Così va visto il passaggio dal Welfare State al Nuovo Welfare (o Welfare Contrattuale) di cui il welfare aziendale è un aspetto. Per qualcuno, ciò segna la fine dello Stato Sociale Universalistico, ma non è così: in primis, il vecchio Stato Sociale è in gran parte la fonte del nostro debito pubblico; in secondo luogo, il Nuovo Welfare è portatore di novità che – questo il problema – i più non conoscono.

La contrattazione aziendale è proprio il modo e il luogo ove far nascere nuove forme di mutualità: è questo il Welfare Contrattuale che produce welfare aziendale, ovvero in un prodotto/servizio che l’azienda realizza per i suoi dipendenti.

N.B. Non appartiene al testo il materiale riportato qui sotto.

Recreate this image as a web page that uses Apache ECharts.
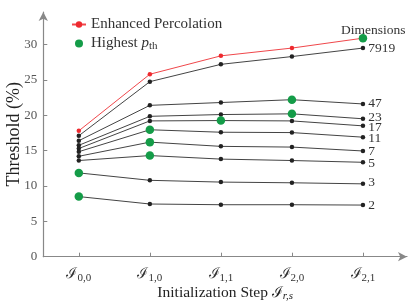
<!DOCTYPE html>
<html><head><meta charset="utf-8">
<script src="https://cdn.jsdelivr.net/npm/echarts@6/dist/echarts.min.js"></script>
<style>html,body{margin:0;padding:0;background:#fff}#c{width:415px;height:308px}</style>
</head><body><div id="c"></div>
<script>
const steps = ['0,0','1,0','1,1','2,0','2,1'];
const yTicks = [0,5,10,15,20,25,30];
const enhanced = [17.8, 25.8, 28.4, 29.5, 30.9];
const dimNames = ['7919','47','23','17','11','7','5','3','2'];
const dim7919 = [17.1, 24.75, 27.2, 28.3, 29.5];
const dim47 = [16.4, 21.4, 21.8, 22.2, 21.6];
const dim23 = [15.75, 19.85, 20.1, 20.2, 19.5];
const dim17 = [15.3, 19.2, 19.25, 19.2, 18.5];
const dim11 = [14.85, 17.95, 17.6, 17.55, 16.9];
const dim7 = [14.2, 16.2, 15.6, 15.5, 14.95];
const dim5 = [13.6, 14.3, 13.8, 13.6, 13.35];
const dim3 = [11.85, 10.8, 10.55, 10.45, 10.3];
const dim2 = [8.5, 7.45, 7.35, 7.35, 7.3];
const dimData = [dim7919, dim47, dim23, dim17, dim11, dim7, dim5, dim3, dim2];
// index of the step with the highest p_th, per dimension (7919 uses the enhanced curve)
const highestIdx = [4, 3, 3, 2, 1, 1, 1, 0, 0];

const labelOffsets = {'7919':[0,0],'47':[0,0],'23':[0,-1],'17':[0,2],'11':[0,1],'7':[0,0],'5':[0,1],'3':[0,-1],'2':[0,0]};
const FONT = 'Liberation Serif';
const SCRIPT = 'DejaVu Serif';

const highestPts = highestIdx.map((k, i) => i === 0 ? [k, enhanced[k]] : [k, dimData[i][k]]);

const series = [];
dimData.forEach((d, i) => {
  const name = dimNames[i];
  series.push({
    type: 'line', name: name,
    data: d.map((v, k) => [k, v]),
    symbol: 'circle', symbolSize: 4.5,
    itemStyle: {color: '#222'},
    lineStyle: {color: '#444', width: 1},
    z: 2,
    label: {show: true, position: 'right', distance: 3, offset: labelOffsets[name],
      fontFamily: FONT, fontSize: 13.5, color: '#333',
      formatter: p => p.dataIndex === 4 ? name : ''},
    animation: false
  });
});
series.push({
  type: 'line', name: 'Enhanced Percolation',
  data: enhanced.map((v, k) => [k, v]),
  symbol: 'circle', symbolSize: 4.5,
  itemStyle: {color: '#ee2a2f'},
  lineStyle: {color: '#f0474b', width: 1},
  z: 3, animation: false
});
series.push({
  type: 'scatter', name: 'Highest',
  data: highestPts, symbolSize: 8.5,
  itemStyle: {color: '#149c48', opacity: 1},
  z: 5, animation: false
});

const chart = echarts.init(document.getElementById('c'), null, {renderer: 'canvas'});
chart.setOption({
  backgroundColor: '#fff',
  animation: false,
  title: {text: 'Dimensions', left: 336, top: 18,
    textStyle: {fontFamily: FONT, fontSize: 13.5, fontWeight: 'normal', color: '#333'}},
  legend: {
    orient: 'vertical', left: 66, top: 12, itemGap: 4, itemWidth: 14, itemHeight: 8,
    data: ['Enhanced Percolation', 'Highest'],
    textStyle: {fontFamily: FONT, fontSize: 15, color: '#333',
      rich: {i: {fontFamily: FONT, fontStyle: 'italic', fontSize: 15, color: '#333'},
             sub: {fontFamily: FONT, fontSize: 11, color: '#333', padding: [6, 0, 0, 0]}}},
    formatter: n => n === 'Highest' ? 'Highest {i|p}{sub|th}' : n
  },
  grid: {left: 43.3, right: 8, top: 12, bottom: 51.3, containLabel: false, outerBoundsMode: 'none'},
  xAxis: {
    type: 'value', min: -0.5, max: 4.62,
    name: 'Initialization Step {s|ℐ}{sub|r,s}', nameLocation: 'middle', nameGap: 27, nameMoveOverlap: false,
    nameTextStyle: {fontFamily: FONT, fontSize: 15.5, color: '#222',
      rich: {s: {fontFamily: SCRIPT, fontSize: 15, color: '#222'},
             sub: {fontFamily: FONT, fontStyle: 'italic', fontSize: 11, color: '#222', padding: [7, 0, 0, 0]}}},
    axisLine: {onZero: false, lineStyle: {color: '#888', width: 1.2}, symbol: ['none', 'arrow'], symbolSize: [7, 9]},
    axisTick: {show: true, inside: true, length: 4, lineStyle: {color: '#888'}, customValues: [0,1,2,3,4]},
    axisLabel: {customValues: [0,1,2,3,4], margin: 8,
      formatter: v => '{s|ℐ}{sub|' + steps[Math.round(v)] + '}',
      rich: {s: {fontFamily: SCRIPT, fontSize: 15, color: '#333'},
             sub: {fontFamily: FONT, fontSize: 11, color: '#333', padding: [8, 0, 0, 0]}}},
    splitLine: {show: false}
  },
  yAxis: {
    type: 'value', min: 0, max: 34.6,
    name: 'Threshold (%)', nameLocation: 'middle', nameGap: 20, nameMoveOverlap: false,
    nameTextStyle: {fontFamily: FONT, fontSize: 18, color: '#222'},
    axisLine: {show: true, onZero: false, lineStyle: {color: '#888', width: 1.2}, symbol: ['none', 'arrow'], symbolSize: [7, 9]},
    axisTick: {show: true, inside: true, length: 4, lineStyle: {color: '#888'}, customValues: yTicks},
    axisLabel: {customValues: yTicks, margin: 6, fontFamily: FONT, fontSize: 13, color: '#555'},
    splitLine: {show: false}
  },
  series: series
});
</script></body></html>
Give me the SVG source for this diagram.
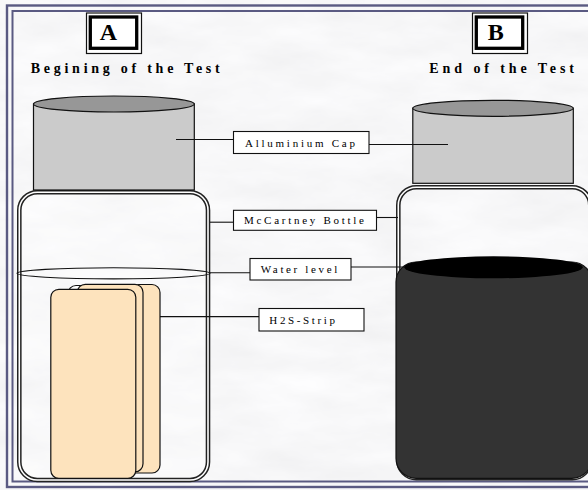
<svg xmlns="http://www.w3.org/2000/svg" width="588" height="490" viewBox="0 0 588 490">
  <defs>
    <filter id="paper" x="0" y="0" width="100%" height="100%">
      <feTurbulence type="fractalNoise" baseFrequency="0.012 0.035" numOctaves="4" seed="7"/>
      <feColorMatrix type="matrix" values="0.13 0 0 0 0.865  0.13 0 0 0 0.865  0.13 0 0 0 0.875  0 0 0 0 1"/>
    </filter>
    <style>
      .frame { fill: none; stroke: #5a5a82; }
      .head { font-family: "Liberation Serif", "Times New Roman", serif; font-weight: bold; fill: #000; }
      .letter { font-family: "Liberation Serif", "Times New Roman", serif; font-weight: bold; font-size: 24px; fill: #000; text-anchor: middle; }
      .label-box { fill: #ffffff; stroke: #111; stroke-width: 1.1; }
      .label { font-family: "Liberation Serif", "Times New Roman", serif; font-size: 11px; fill: #000; }
      .cap-body { fill: #cbcbcb; stroke: #111; stroke-width: 1.2; }
      .cap-top { fill: #979797; stroke: #111; stroke-width: 1.2; }
      .glass-out { fill: none; stroke: #222; stroke-width: 4.6; }
      .glass-in { fill: none; stroke: #ffffff; stroke-width: 1.6; }
      .strip { fill: #fde3bd; stroke: #111; stroke-width: 1.2; }
      .conn line { stroke: #111; stroke-width: 1.1; }
    </style>
  </defs>

  <!-- textured paper background -->
  <rect x="0" y="0" width="588" height="490" fill="#ececec"/>
  <rect x="0" y="0" width="588" height="490" filter="url(#paper)"/>

  <!-- double page frame -->
  <rect class="frame" x="7" y="5.5" width="600" height="481.5" stroke-width="2.4"/>
  <rect class="frame" x="12.5" y="11" width="600" height="470.5" stroke-width="2"/>

  <!-- panel headers -->
  <g id="panel-a-header">
    <rect x="86.5" y="13" width="55" height="40.5" fill="#fff" stroke="#111" stroke-width="1.2"/>
    <rect x="90.3" y="17" width="46.4" height="31.3" fill="#fff" stroke="#000" stroke-width="3.3"/>
    <text class="letter" x="108.5" y="39.5">A</text>
    <text class="head" x="30.7" y="72.7" font-size="14" textLength="189" lengthAdjust="spacing">Begining of the Test</text>
  </g>
  <g id="panel-b-header">
    <rect x="472.5" y="13" width="55" height="40.5" fill="#fff" stroke="#111" stroke-width="1.2"/>
    <rect x="476.3" y="17" width="46.4" height="31.3" fill="#fff" stroke="#000" stroke-width="3.3"/>
    <text class="letter" x="495.7" y="39.5">B</text>
    <text class="head" x="429.3" y="72.7" font-size="14" textLength="144.7" lengthAdjust="spacing">End of the Test</text>
  </g>

  <!-- bottle A: start of the test -->
  <g id="bottle-a">
    <rect x="19.3" y="192.2" width="188.7" height="287.8" rx="18" ry="18" fill="#ffffff" fill-opacity="0.3"/>
    <rect class="glass-out" x="19.3" y="192.2" width="188.7" height="287.8" rx="18" ry="18"/>
    <rect class="glass-in" x="19.3" y="192.2" width="188.7" height="287.8" rx="18" ry="18"/>
    <rect class="cap-body" x="33.5" y="104" width="160.8" height="86"/>
    <ellipse class="cap-top" cx="113.9" cy="104" rx="80.4" ry="8"/>
    <ellipse id="water-a" cx="113.5" cy="273.3" rx="96.5" ry="5.6" fill="none" stroke="#111" stroke-width="1.1"/>
  </g>

  <!-- test strips in bottle A -->
  <g id="strips-a">
    <rect class="strip" x="80" y="284.5" width="80" height="188.5" rx="8" ry="8"/>
    <rect x="68" y="285.5" width="70" height="186" rx="8" ry="8" fill="#fff" stroke="#111" stroke-width="1.2"/>
    <rect class="strip" x="77.3" y="284.3" width="65.7" height="187.5" rx="8" ry="8"/>
    <rect class="strip" x="50.8" y="289.3" width="85" height="189" rx="8" ry="8"/>
  </g>

  <!-- bottle B: end of the test -->
  <g id="bottle-b">
    <rect class="glass-out" x="398.3" y="187.2" width="192" height="291" rx="18" ry="18"/>
    <rect class="glass-in" x="398.3" y="187.2" width="192" height="291" rx="18" ry="18"/>
    <rect class="cap-body" x="412.8" y="108.3" width="160.5" height="75"/>
    <ellipse class="cap-top" cx="493" cy="108.3" rx="80.2" ry="8"/>
    <rect id="liquid-b" x="396" y="262" width="196" height="216.3" rx="20" ry="20" fill="#333333" stroke="#111" stroke-width="1.2"/>
    <ellipse id="water-b" cx="493.5" cy="267.3" rx="89.2" ry="11" fill="#000"/>
  </g>

  <!-- leader lines -->
  <g class="conn" id="connectors">
    <line x1="176" y1="139.5" x2="233.5" y2="139.5"/>
    <line x1="369" y1="144.5" x2="448" y2="144.5"/>
    <line x1="210" y1="222.2" x2="233.5" y2="222.2"/>
    <line x1="376.5" y1="217.5" x2="398" y2="217.5"/>
    <line x1="210" y1="272.7" x2="250" y2="272.7"/>
    <line x1="351" y1="267" x2="405" y2="267"/>
    <line x1="160" y1="316.6" x2="259" y2="316.6"/>
  </g>

  <!-- labels -->
  <g id="label-cap">
    <rect class="label-box" x="233.5" y="131.5" width="135.5" height="22"/>
    <text class="label" x="245" y="147" textLength="110" lengthAdjust="spacing">Alluminium Cap</text>
  </g>
  <g id="label-bottle">
    <rect class="label-box" x="233.5" y="210.3" width="143" height="20"/>
    <text class="label" x="244" y="223.5" textLength="120" lengthAdjust="spacing">McCartney Bottle</text>
  </g>
  <g id="label-water">
    <rect class="label-box" x="250" y="258.5" width="101" height="21.5"/>
    <text class="label" x="260.7" y="272.7" textLength="76.6" lengthAdjust="spacing">Water level</text>
  </g>
  <g id="label-strip">
    <rect class="label-box" x="259" y="308.5" width="105" height="22.5"/>
    <text class="label" x="269.3" y="324" textLength="65.7" lengthAdjust="spacing">H2S-Strip</text>
  </g>
</svg>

Ci ha pensato, anche, il legislatore – con la recente manovra finanziaria – a incentivare tale prassi: la legge di stabilità 2016 presenta infatti agevolazioni fiscali importanti che riguardano il salario di produttività (ovvero straordinari, premialità varia, superminimi, etc...) e il welfare aziendale.

In sintesi, la legge di stabilità ci dice che, in presenza di un accordo che regoli tra le parti la produttività aziendale, il corrispondente salario di produttività sarà tassato solo del 10% per quel che riguarda i redditi fino a 50.000€ (la corrispettiva aliquota marginale per un reddito lordo di 50.000€ anno è del 38%); in alternativa, se la somma corrispondente al salario di produttività fosse investita in un intervento di welfare aziendale si azzererà completamente il cuneo fiscale (irpef + contributo previdenziale).

Ecco che le aziende, così incentivate, possono recitare un ruolo importante. Ad oggi, buone prassi di welfare aziendale vengono per lo più dalla grande impresa e dalle multinazionali. Stante tuttavia l’agevolazione fiscale, è ragionevole – oltre che auspicabile – pensare che la prassi si allarghi anche ad aziende meno dimensionate.

Resta fermo che il grande vantaggio fiscale passa attraverso la contrattazione di secondo livello e gli accordi aziendali, su cui gli attori sociali – in particolare l’impresa – sono chiamati a crescere.